§ **TASK REQUIREMENTS**
Copy out every line in the entries below that includes "this".

§ **ENTRIES PROVIDED**
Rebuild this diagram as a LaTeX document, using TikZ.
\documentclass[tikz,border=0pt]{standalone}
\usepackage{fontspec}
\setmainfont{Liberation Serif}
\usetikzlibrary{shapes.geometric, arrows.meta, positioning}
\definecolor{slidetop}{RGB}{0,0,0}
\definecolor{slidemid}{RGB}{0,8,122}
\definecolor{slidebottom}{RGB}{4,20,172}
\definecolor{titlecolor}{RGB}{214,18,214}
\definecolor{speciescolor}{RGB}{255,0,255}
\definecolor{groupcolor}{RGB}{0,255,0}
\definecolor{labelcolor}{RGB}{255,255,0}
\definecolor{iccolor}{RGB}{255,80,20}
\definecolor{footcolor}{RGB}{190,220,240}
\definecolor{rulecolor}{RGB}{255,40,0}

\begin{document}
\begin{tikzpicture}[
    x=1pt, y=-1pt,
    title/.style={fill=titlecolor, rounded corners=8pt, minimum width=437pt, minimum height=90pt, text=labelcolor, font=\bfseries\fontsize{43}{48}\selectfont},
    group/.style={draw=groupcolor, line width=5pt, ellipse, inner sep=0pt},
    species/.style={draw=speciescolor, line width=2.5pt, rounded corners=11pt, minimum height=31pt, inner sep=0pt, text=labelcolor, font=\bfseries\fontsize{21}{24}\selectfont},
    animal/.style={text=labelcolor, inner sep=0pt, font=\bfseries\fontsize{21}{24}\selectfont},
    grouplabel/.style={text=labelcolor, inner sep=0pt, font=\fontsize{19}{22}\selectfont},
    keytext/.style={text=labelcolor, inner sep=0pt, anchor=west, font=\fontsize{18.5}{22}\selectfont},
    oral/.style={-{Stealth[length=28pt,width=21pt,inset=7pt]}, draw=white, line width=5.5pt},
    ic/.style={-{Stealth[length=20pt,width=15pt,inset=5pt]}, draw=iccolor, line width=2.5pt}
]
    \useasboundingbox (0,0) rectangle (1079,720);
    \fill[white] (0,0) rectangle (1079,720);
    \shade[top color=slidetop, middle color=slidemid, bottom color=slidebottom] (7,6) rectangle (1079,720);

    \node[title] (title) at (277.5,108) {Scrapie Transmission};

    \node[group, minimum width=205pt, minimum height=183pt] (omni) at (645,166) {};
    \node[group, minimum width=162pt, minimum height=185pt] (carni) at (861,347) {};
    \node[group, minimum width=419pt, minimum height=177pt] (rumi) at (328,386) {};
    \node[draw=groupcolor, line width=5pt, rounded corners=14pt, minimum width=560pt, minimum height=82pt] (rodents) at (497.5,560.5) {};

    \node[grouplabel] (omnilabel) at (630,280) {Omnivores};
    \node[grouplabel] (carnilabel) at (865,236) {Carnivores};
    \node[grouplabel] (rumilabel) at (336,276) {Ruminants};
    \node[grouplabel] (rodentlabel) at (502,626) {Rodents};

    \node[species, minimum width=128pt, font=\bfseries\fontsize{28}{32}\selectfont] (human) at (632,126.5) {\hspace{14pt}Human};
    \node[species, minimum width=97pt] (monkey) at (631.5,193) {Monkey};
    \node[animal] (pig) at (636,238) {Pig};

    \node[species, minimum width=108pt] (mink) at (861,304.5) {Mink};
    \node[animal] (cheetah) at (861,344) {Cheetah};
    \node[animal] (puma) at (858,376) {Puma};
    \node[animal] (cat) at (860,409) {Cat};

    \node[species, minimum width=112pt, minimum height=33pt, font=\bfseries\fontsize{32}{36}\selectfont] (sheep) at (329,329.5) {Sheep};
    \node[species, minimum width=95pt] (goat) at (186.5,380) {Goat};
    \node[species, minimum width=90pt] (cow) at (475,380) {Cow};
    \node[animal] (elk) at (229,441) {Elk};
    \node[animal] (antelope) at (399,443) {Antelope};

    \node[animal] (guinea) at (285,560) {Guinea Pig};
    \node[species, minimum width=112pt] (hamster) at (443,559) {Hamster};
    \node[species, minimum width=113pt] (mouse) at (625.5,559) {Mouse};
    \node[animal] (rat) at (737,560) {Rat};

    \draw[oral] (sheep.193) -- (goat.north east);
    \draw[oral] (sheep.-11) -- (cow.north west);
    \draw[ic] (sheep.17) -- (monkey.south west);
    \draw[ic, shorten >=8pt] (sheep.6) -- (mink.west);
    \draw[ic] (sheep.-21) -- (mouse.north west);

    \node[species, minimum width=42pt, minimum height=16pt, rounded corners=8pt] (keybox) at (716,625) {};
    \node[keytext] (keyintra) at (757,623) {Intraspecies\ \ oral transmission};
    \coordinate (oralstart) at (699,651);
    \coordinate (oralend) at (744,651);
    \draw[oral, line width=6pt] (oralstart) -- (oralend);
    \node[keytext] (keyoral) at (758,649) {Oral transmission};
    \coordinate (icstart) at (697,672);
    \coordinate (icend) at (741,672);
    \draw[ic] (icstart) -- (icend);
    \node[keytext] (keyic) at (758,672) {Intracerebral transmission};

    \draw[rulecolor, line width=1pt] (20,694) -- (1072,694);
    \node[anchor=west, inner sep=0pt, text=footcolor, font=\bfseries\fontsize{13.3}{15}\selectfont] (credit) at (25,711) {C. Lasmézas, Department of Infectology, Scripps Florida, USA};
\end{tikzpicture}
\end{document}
--
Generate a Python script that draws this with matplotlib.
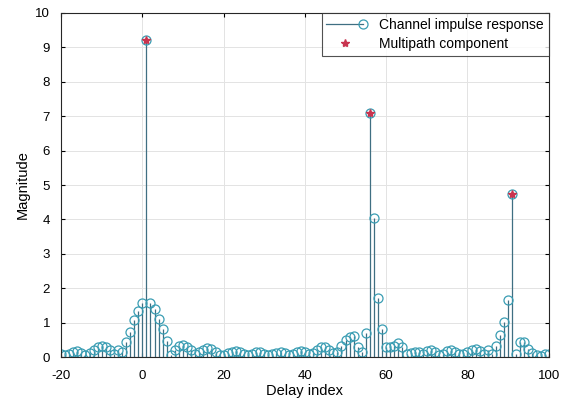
==
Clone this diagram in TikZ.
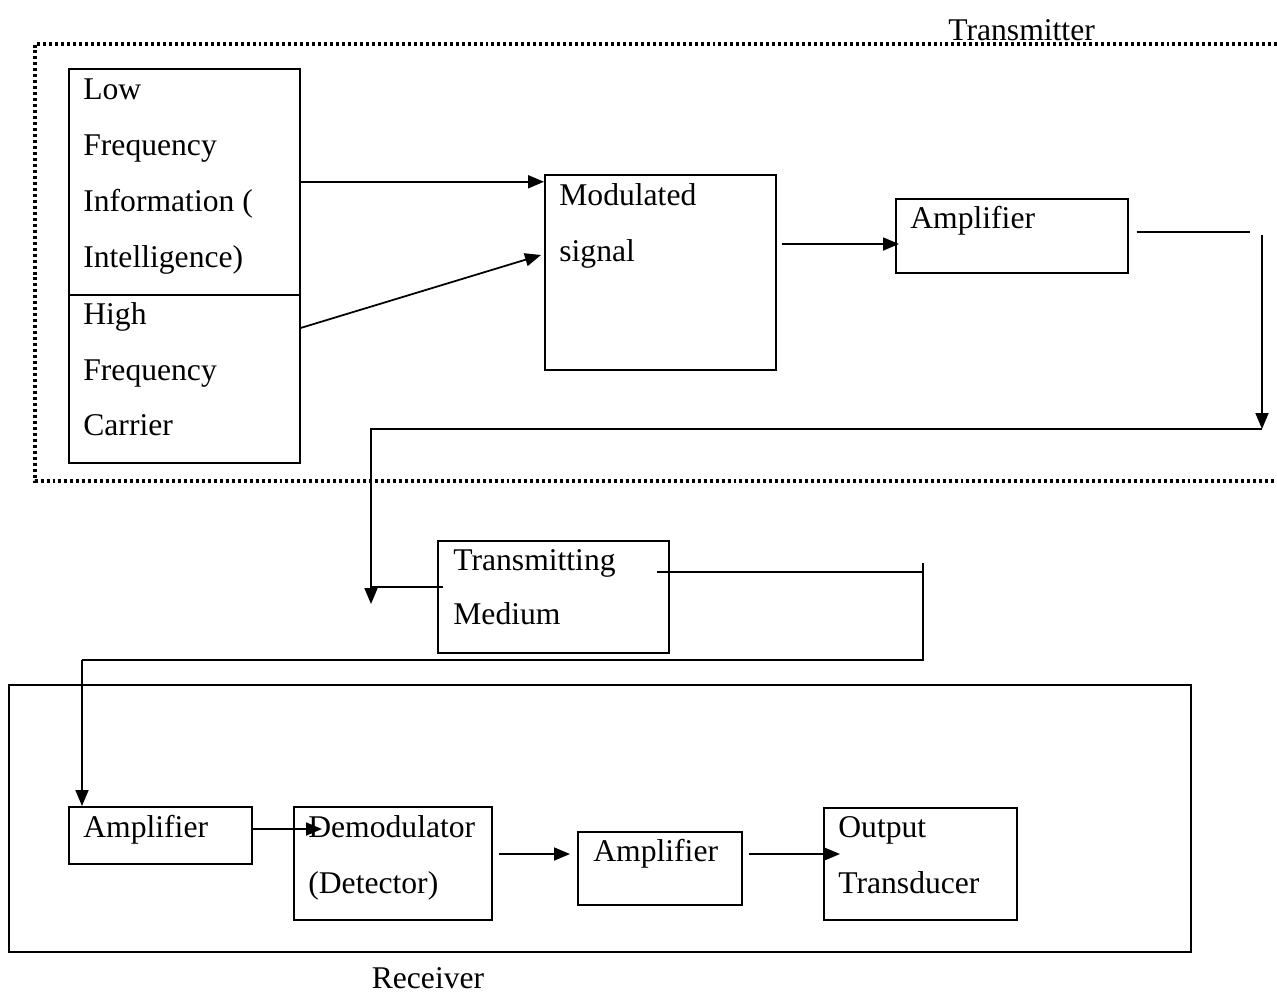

§ **THE SOLUTION**
Rebuild this diagram as a LaTeX document, using TikZ.
Generate a Python script that draws this with matplotlib.
Clone this diagram in TikZ.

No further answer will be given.